■ Task requirements: Restate the data below word for word. Skip any images it contains.

--- begin ---

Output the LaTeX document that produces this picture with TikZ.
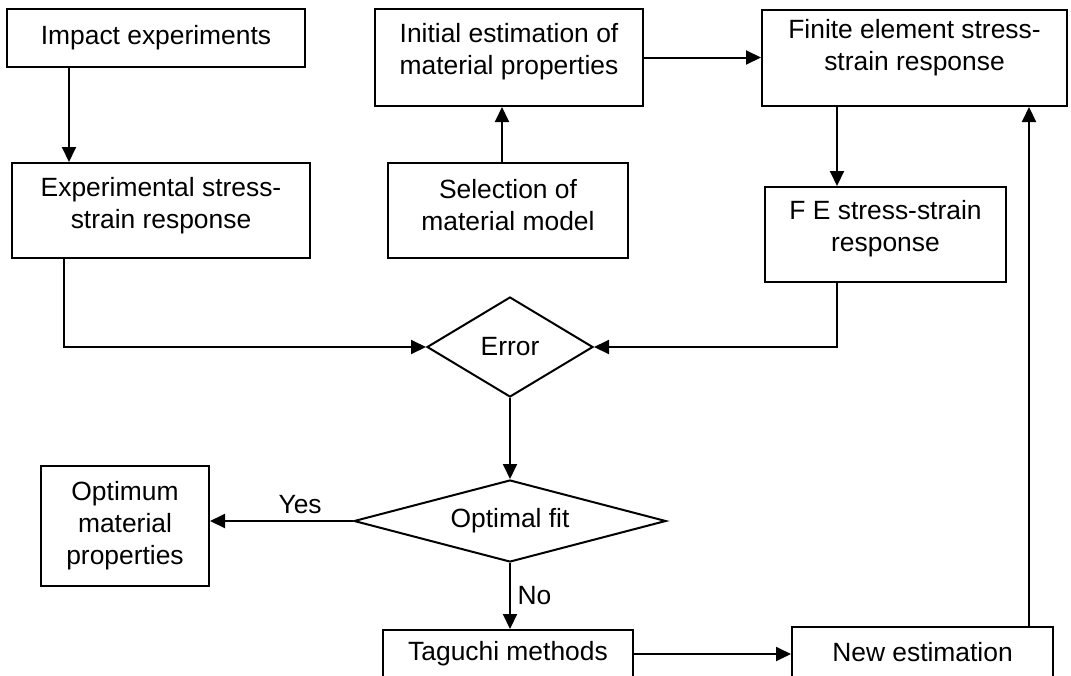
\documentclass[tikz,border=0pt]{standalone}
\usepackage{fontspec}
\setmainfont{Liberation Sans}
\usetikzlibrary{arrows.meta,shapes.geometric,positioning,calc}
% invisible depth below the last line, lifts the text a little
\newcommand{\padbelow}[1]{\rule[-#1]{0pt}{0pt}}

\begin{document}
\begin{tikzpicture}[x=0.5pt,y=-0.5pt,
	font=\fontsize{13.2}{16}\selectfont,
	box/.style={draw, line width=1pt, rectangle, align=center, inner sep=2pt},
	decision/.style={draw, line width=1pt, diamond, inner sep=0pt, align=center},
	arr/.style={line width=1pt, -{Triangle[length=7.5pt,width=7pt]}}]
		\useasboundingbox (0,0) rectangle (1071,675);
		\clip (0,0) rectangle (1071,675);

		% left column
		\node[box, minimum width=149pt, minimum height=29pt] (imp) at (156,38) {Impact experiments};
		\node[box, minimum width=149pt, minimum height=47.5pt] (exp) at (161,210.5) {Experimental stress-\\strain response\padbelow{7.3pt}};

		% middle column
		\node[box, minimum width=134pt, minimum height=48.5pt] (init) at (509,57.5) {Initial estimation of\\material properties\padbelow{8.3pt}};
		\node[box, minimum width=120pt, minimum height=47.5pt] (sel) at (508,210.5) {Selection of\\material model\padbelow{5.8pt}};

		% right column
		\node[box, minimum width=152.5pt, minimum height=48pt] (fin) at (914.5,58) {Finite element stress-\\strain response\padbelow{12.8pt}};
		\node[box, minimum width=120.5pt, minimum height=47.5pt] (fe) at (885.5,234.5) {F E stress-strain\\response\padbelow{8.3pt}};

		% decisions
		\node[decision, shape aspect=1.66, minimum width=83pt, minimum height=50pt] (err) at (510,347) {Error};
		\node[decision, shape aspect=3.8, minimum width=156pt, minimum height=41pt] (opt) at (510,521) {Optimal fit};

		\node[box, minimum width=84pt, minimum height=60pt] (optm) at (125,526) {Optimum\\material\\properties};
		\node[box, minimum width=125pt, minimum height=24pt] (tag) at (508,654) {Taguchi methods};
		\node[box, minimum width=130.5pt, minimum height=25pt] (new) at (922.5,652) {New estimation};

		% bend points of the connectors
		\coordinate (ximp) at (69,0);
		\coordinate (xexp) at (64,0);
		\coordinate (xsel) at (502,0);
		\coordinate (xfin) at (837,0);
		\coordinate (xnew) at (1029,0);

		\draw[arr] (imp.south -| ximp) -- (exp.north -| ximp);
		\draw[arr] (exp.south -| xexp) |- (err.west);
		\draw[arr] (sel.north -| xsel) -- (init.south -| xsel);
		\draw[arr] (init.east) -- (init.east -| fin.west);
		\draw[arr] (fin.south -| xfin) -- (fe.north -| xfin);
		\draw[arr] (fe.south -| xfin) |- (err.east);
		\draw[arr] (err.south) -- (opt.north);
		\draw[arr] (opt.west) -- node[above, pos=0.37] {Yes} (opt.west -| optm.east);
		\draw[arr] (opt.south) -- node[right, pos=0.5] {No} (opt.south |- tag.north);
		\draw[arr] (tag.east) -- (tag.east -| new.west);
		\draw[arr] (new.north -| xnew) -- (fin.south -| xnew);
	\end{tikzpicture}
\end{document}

--- end ---

■ Completed task:
Output the LaTeX document that produces this picture with TikZ.
\documentclass[tikz,border=0pt]{standalone}
\usepackage{fontspec}
\setmainfont{Liberation Sans}
\usetikzlibrary{arrows.meta,shapes.geometric,positioning,calc}
% invisible depth below the last line, lifts the text a little
\newcommand{\padbelow}[1]{\rule[-#1]{0pt}{0pt}}

\begin{document}
\begin{tikzpicture}[x=0.5pt,y=-0.5pt,
	font=\fontsize{13.2}{16}\selectfont,
	box/.style={draw, line width=1pt, rectangle, align=center, inner sep=2pt},
	decision/.style={draw, line width=1pt, diamond, inner sep=0pt, align=center},
	arr/.style={line width=1pt, -{Triangle[length=7.5pt,width=7pt]}}]
		\useasboundingbox (0,0) rectangle (1071,675);
		\clip (0,0) rectangle (1071,675);

		% left column
		\node[box, minimum width=149pt, minimum height=29pt] (imp) at (156,38) {Impact experiments};
		\node[box, minimum width=149pt, minimum height=47.5pt] (exp) at (161,210.5) {Experimental stress-\\strain response\padbelow{7.3pt}};

		% middle column
		\node[box, minimum width=134pt, minimum height=48.5pt] (init) at (509,57.5) {Initial estimation of\\material properties\padbelow{8.3pt}};
		\node[box, minimum width=120pt, minimum height=47.5pt] (sel) at (508,210.5) {Selection of\\material model\padbelow{5.8pt}};

		% right column
		\node[box, minimum width=152.5pt, minimum height=48pt] (fin) at (914.5,58) {Finite element stress-\\strain response\padbelow{12.8pt}};
		\node[box, minimum width=120.5pt, minimum height=47.5pt] (fe) at (885.5,234.5) {F E stress-strain\\response\padbelow{8.3pt}};

		% decisions
		\node[decision, shape aspect=1.66, minimum width=83pt, minimum height=50pt] (err) at (510,347) {Error};
		\node[decision, shape aspect=3.8, minimum width=156pt, minimum height=41pt] (opt) at (510,521) {Optimal fit};

		\node[box, minimum width=84pt, minimum height=60pt] (optm) at (125,526) {Optimum\\material\\properties};
		\node[box, minimum width=125pt, minimum height=24pt] (tag) at (508,654) {Taguchi methods};
		\node[box, minimum width=130.5pt, minimum height=25pt] (new) at (922.5,652) {New estimation};

		% bend points of the connectors
		\coordinate (ximp) at (69,0);
		\coordinate (xexp) at (64,0);
		\coordinate (xsel) at (502,0);
		\coordinate (xfin) at (837,0);
		\coordinate (xnew) at (1029,0);

		\draw[arr] (imp.south -| ximp) -- (exp.north -| ximp);
		\draw[arr] (exp.south -| xexp) |- (err.west);
		\draw[arr] (sel.north -| xsel) -- (init.south -| xsel);
		\draw[arr] (init.east) -- (init.east -| fin.west);
		\draw[arr] (fin.south -| xfin) -- (fe.north -| xfin);
		\draw[arr] (fe.south -| xfin) |- (err.east);
		\draw[arr] (err.south) -- (opt.north);
		\draw[arr] (opt.west) -- node[above, pos=0.37] {Yes} (opt.west -| optm.east);
		\draw[arr] (opt.south) -- node[right, pos=0.5] {No} (opt.south |- tag.north);
		\draw[arr] (tag.east) -- (tag.east -| new.west);
		\draw[arr] (new.north -| xnew) -- (fin.south -| xnew);
	\end{tikzpicture}
\end{document}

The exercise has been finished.